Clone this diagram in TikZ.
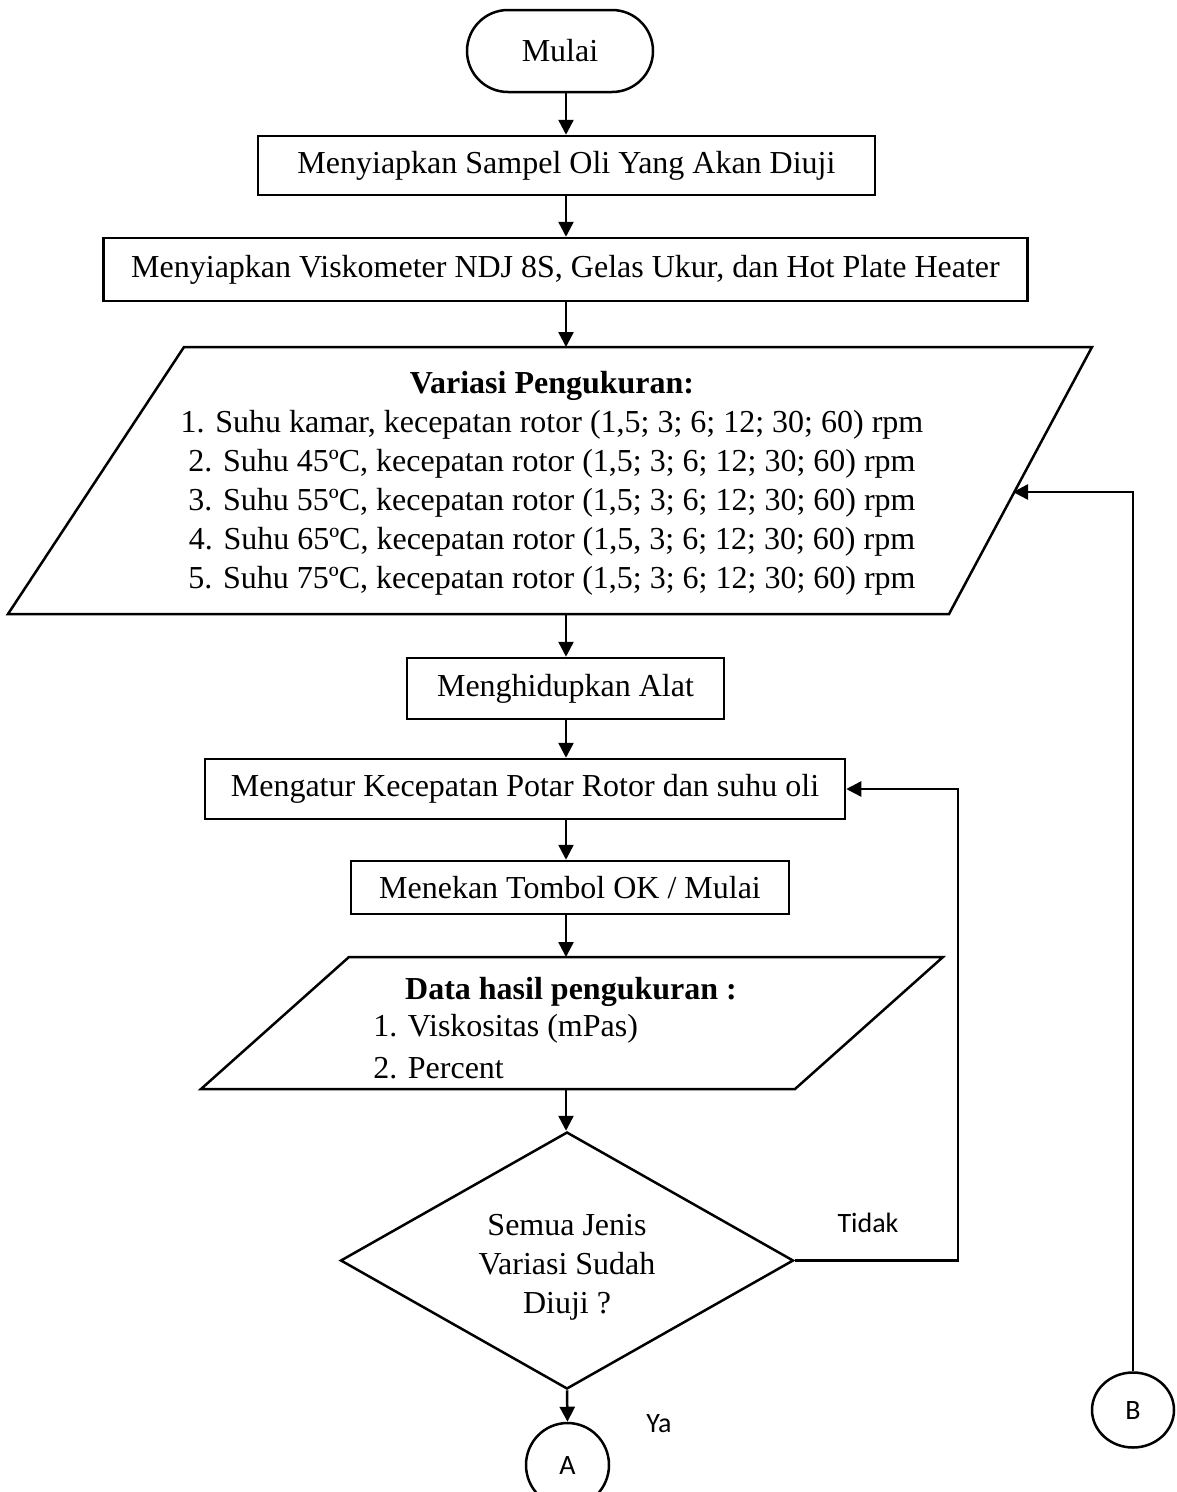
\documentclass[tikz,border=0pt]{standalone}
\usepackage{fontspec}
\setmainfont{Liberation Serif}
\newfontfamily\labelfont{Carlito}
\usetikzlibrary{arrows.meta,shapes.geometric}

\begin{document}
\begin{tikzpicture}[x=1pt,y=-1pt,
  line width=2.5pt,
  font=\fontsize{32}{39}\selectfont,
  arr/.style={-{Triangle[length=15pt,width=15pt]}},
  procbox/.style={draw,rectangle,inner sep=0pt,align=center},
  term/.style={draw,rectangle,rounded corners=41pt,inner sep=0pt},
  decbox/.style={draw,diamond,aspect=1.76,inner sep=0pt},
  conn/.style={draw,ellipse,inner sep=0pt,font=\labelfont\fontsize{28}{32}\selectfont},
  lbl/.style={font=\labelfont\fontsize{28}{32}\selectfont,inner sep=0pt}]
\useasboundingbox (0,0) rectangle (1176,1492);

% shared vertical axis of the main flow
\coordinate (spine) at (566,0);

% terminal and process boxes
\node[term,minimum width=186pt,minimum height=82pt] (start) at (560,51) {Mulai};
\node[procbox,minimum width=617pt,minimum height=59pt] (prep1) at (566.5,165.5)
  {Menyiapkan Sampel Oli Yang Akan Diuji};
\node[procbox,minimum width=924pt,minimum height=63pt] (prep2) at (565.5,269.5)
  {Menyiapkan Viskometer NDJ 8S, Gelas Ukur, dan Hot Plate Heater};

% input parallelogram: measurement variations
\coordinate (var-nw) at (184,347);
\coordinate (var-ne) at (1092,347);
\coordinate (var-se) at (949,614);
\coordinate (var-sw) at (8,614);
\draw (var-nw) -- (var-ne) -- (var-se) -- (var-sw) -- cycle;
\coordinate (var-top) at (566,347);
\coordinate (var-bot) at (566,614);
\coordinate (var-in) at (1013,492);
\node[align=center,inner sep=0pt] (vartext) at (552,483)
  {\textbf{Variasi Pengukuran:}\\
   1. Suhu kamar, kecepatan rotor (1,5; 3; 6; 12; 30; 60) rpm\\
   2. Suhu 45ºC, kecepatan rotor (1,5; 3; 6; 12; 30; 60) rpm\\
   3. Suhu 55ºC, kecepatan rotor (1,5; 3; 6; 12; 30; 60) rpm\\
   4. Suhu 65ºC, kecepatan rotor (1,5, 3; 6; 12; 30; 60) rpm\\
   5. Suhu 75ºC, kecepatan rotor (1,5; 3; 6; 12; 30; 60) rpm};

\node[procbox,minimum width=317pt,minimum height=61pt] (power) at (565.5,688.5)
  {Menghidupkan Alat};
\node[procbox,minimum width=640pt,minimum height=60pt] (setup) at (525,789)
  {Mengatur Kecepatan Potar Rotor dan suhu oli};
\node[procbox,minimum width=438pt,minimum height=53pt] (press) at (570,887.5)
  {Menekan Tombol OK / Mulai};

% output parallelogram: measurement results
\coordinate (res-nw) at (349,957);
\coordinate (res-ne) at (943,957);
\coordinate (res-se) at (795,1089);
\coordinate (res-sw) at (201,1089);
\draw (res-nw) -- (res-ne) -- (res-se) -- (res-sw) -- cycle;
\coordinate (res-top) at (566,957);
\coordinate (res-bot) at (566,1089);
\node[inner sep=0pt] (restitle) at (571,992) {\textbf{Data hasil pengukuran :}};
\node[anchor=west,inner sep=0pt] (resitem1) at (372,1029) {1. Viskositas (mPas)};
\node[anchor=west,inner sep=0pt] (resitem2) at (372,1068) {2. Percent};

% decision
\node[decbox,minimum width=453pt,minimum height=257pt] (check) at (567,1260.5) {};
\node[align=center,inner sep=0pt] (checktext) at (567,1267)
  {Semua Jenis\\Variasi Sudah\\Diuji ?};

% off-page connectors
\node[conn,minimum width=83pt,minimum height=84pt] (conA) at (567.5,1465) {A};
\node[conn,minimum width=82pt,minimum height=75pt] (conB) at (1133,1410) {B};

% branch labels
\node[lbl] (tidak) at (868,1223) {Tidak};
\node[lbl] (ya) at (659,1424) {Ya};

% main flow
\draw[arr] (spine |- start.south) -- (spine |- prep1.north);
\draw[arr] (spine |- prep1.south) -- (spine |- prep2.north);
\draw[arr] (spine |- prep2.south) -- (var-top);
\draw[arr] (var-bot) -- (spine |- power.north);
\draw[arr] (spine |- power.south) -- (spine |- setup.north);
\draw[arr] (spine |- setup.south) -- (spine |- press.north);
\draw[arr] (spine |- press.south) -- (res-top);
\draw[arr] (res-bot) -- (spine |- check.north);
\draw[arr] (check.south) -- (conA.north);

% loop back when not all variations are done
\coordinate (loopturn) at (958,1260.5);
\draw[arr] (check.east) -- (loopturn) |- (setup.east);

% return from connector B
\draw[arr] (conB.north) |- (var-in);
\end{tikzpicture}
\end{document}
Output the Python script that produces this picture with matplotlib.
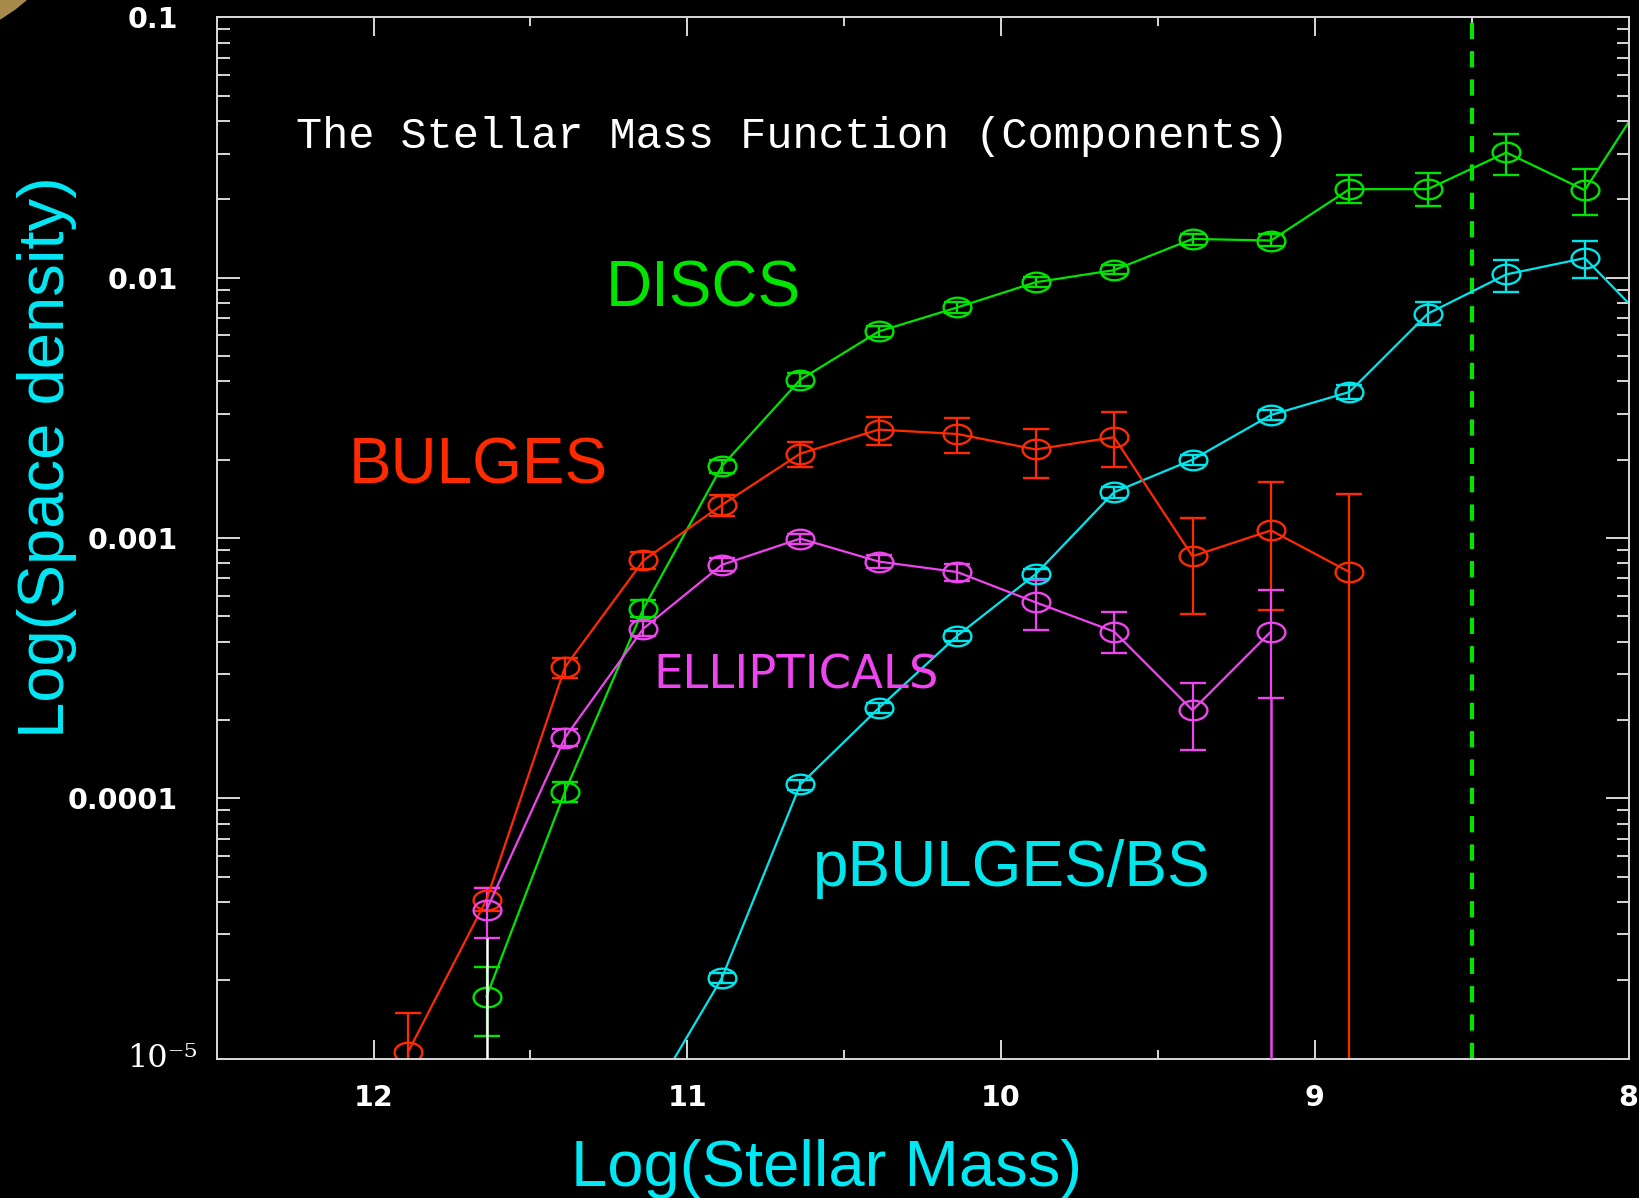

:::::

• Task description
Report every line containing the word "this" from the listing above.

• The response
Clone this diagram in TikZ.
Output the Python script that produces this picture with matplotlib.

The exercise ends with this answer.